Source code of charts
****************************************
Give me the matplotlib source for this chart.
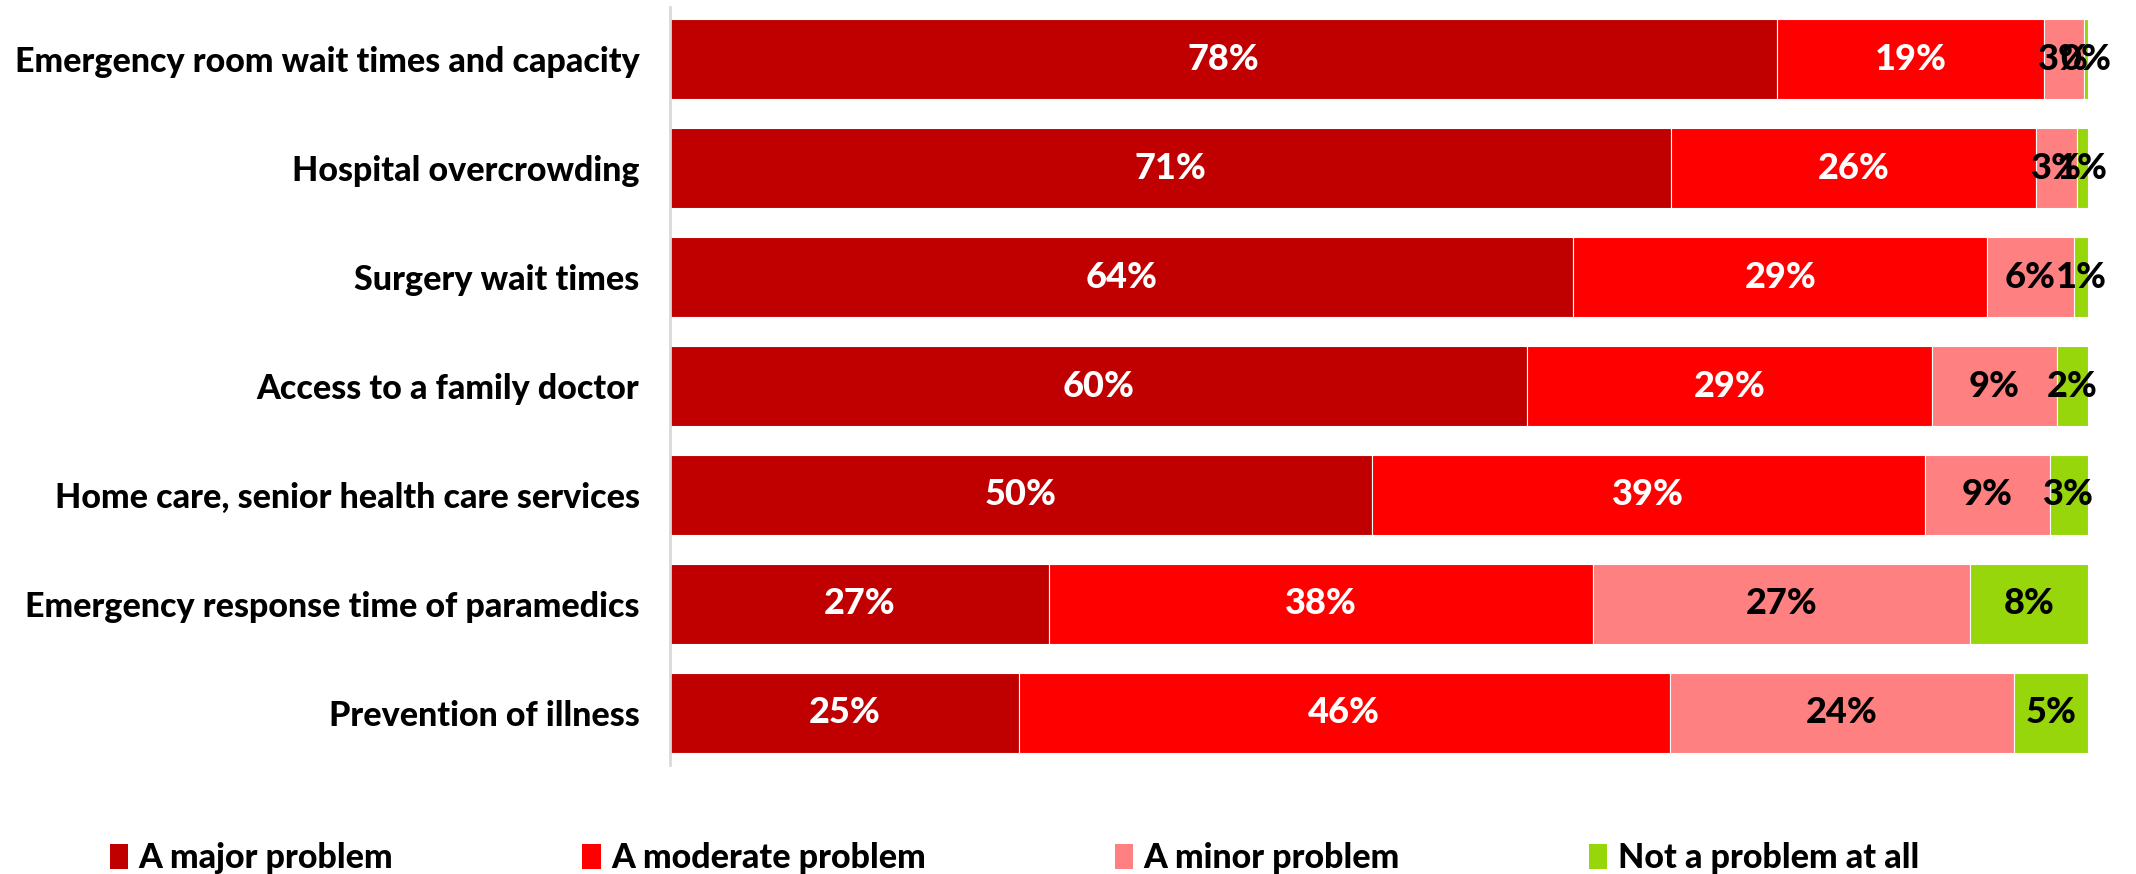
import matplotlib.pyplot as plt
import numpy as np

categories = [
    "Emergency room wait times and capacity",
    "Hospital overcrowding",
    "Surgery wait times",
    "Access to a family doctor",
    "Home care, senior health care services",
    "Emergency response time of paramedics",
    "Prevention of illness",
]
# shares (labels are the rounded values)
major = [78.1, 70.6, 63.7, 60.4, 49.5, 26.7, 24.6]
moderate = [18.8, 25.7, 29.2, 28.6, 39.0, 38.4, 45.9]
minor = [2.8, 2.9, 6.1, 8.8, 8.8, 26.6, 24.3]
not_at_all = [0.3, 0.8, 1.0, 2.2, 2.7, 8.3, 5.2]

series_names = ["A major problem", "A moderate problem", "A minor problem", "Not a problem at all"]
colors = ["#C00000", "#FF0000", "#FF8080", "#96D60A"]
text_colors = ["white", "white", "black", "black"]

plt.rcParams['font.family'] = ['Lato', 'DejaVu Sans']

fig = plt.figure(figsize=(21.36, 8.74), dpi=100)
ax = fig.add_axes([0.3137, 0.1247, 0.6645, 0.8673])

y = np.arange(len(categories))
left = np.zeros(len(categories))
for vals, name, col, tcol in zip([major, moderate, minor, not_at_all], series_names, colors, text_colors):
    vals = np.array(vals, dtype=float)
    ax.barh(y, vals, left=left, height=0.737, color=col, edgecolor='white',
            linewidth=0.8, label=name)
    for yi, l, v in zip(y, left, vals):
        ax.text(l + v / 2, yi, f"{round(v)}%", ha='center', va='center',
                color=tcol, fontsize=26, fontweight='black')
    left += vals

ax.set_ylim(len(categories) - 0.52, -0.48)
ax.set_xlim(0, 100.1)
ax.set_yticks(y)
ax.set_yticklabels(categories, fontsize=24.5, fontweight='black')
ax.tick_params(axis='y', length=0, pad=22)
ax.set_xticks([])
for s in ['top', 'right', 'bottom']:
    ax.spines[s].set_visible(False)
ax.spines['left'].set_color('#D9D9D9')
ax.spines['left'].set_linewidth(2)

leg = fig.legend(loc='lower left', bbox_to_anchor=(0.037, -0.035), ncol=4, frameon=False,
                 prop={'size': 24.5, 'weight': 'black'}, handlelength=0.55, handleheight=0.75,
                 handletextpad=0.3, columnspacing=5.55)
for h in leg.legend_handles:
    h.set_edgecolor('none')

fig.savefig('out.png', dpi=100)
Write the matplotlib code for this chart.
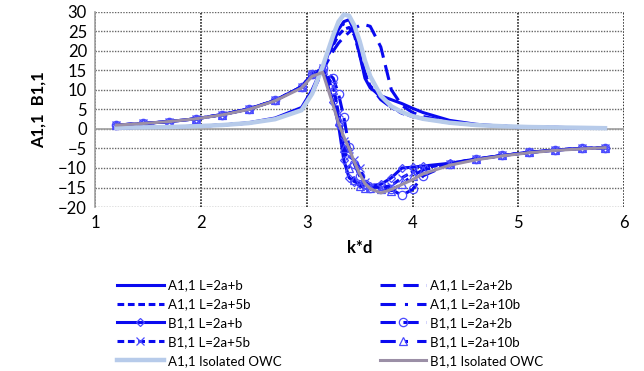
****************************************
• **WHAT THE EXERCISE ASKS**
Reproduce the listing word for word and omit its pictures.

• **FINISHED EXERCISE**
Give me the matplotlib source for this chart.
import matplotlib.pyplot as plt
import numpy as np

categories = [
    "Emergency room wait times and capacity",
    "Hospital overcrowding",
    "Surgery wait times",
    "Access to a family doctor",
    "Home care, senior health care services",
    "Emergency response time of paramedics",
    "Prevention of illness",
]
# shares (labels are the rounded values)
major = [78.1, 70.6, 63.7, 60.4, 49.5, 26.7, 24.6]
moderate = [18.8, 25.7, 29.2, 28.6, 39.0, 38.4, 45.9]
minor = [2.8, 2.9, 6.1, 8.8, 8.8, 26.6, 24.3]
not_at_all = [0.3, 0.8, 1.0, 2.2, 2.7, 8.3, 5.2]

series_names = ["A major problem", "A moderate problem", "A minor problem", "Not a problem at all"]
colors = ["#C00000", "#FF0000", "#FF8080", "#96D60A"]
text_colors = ["white", "white", "black", "black"]

plt.rcParams['font.family'] = ['Lato', 'DejaVu Sans']

fig = plt.figure(figsize=(21.36, 8.74), dpi=100)
ax = fig.add_axes([0.3137, 0.1247, 0.6645, 0.8673])

y = np.arange(len(categories))
left = np.zeros(len(categories))
for vals, name, col, tcol in zip([major, moderate, minor, not_at_all], series_names, colors, text_colors):
    vals = np.array(vals, dtype=float)
    ax.barh(y, vals, left=left, height=0.737, color=col, edgecolor='white',
            linewidth=0.8, label=name)
    for yi, l, v in zip(y, left, vals):
        ax.text(l + v / 2, yi, f"{round(v)}%", ha='center', va='center',
                color=tcol, fontsize=26, fontweight='black')
    left += vals

ax.set_ylim(len(categories) - 0.52, -0.48)
ax.set_xlim(0, 100.1)
ax.set_yticks(y)
ax.set_yticklabels(categories, fontsize=24.5, fontweight='black')
ax.tick_params(axis='y', length=0, pad=22)
ax.set_xticks([])
for s in ['top', 'right', 'bottom']:
    ax.spines[s].set_visible(False)
ax.spines['left'].set_color('#D9D9D9')
ax.spines['left'].set_linewidth(2)

leg = fig.legend(loc='lower left', bbox_to_anchor=(0.037, -0.035), ncol=4, frameon=False,
                 prop={'size': 24.5, 'weight': 'black'}, handlelength=0.55, handleheight=0.75,
                 handletextpad=0.3, columnspacing=5.55)
for h in leg.legend_handles:
    h.set_edgecolor('none')

fig.savefig('out.png', dpi=100)
Write the matplotlib code for this chart.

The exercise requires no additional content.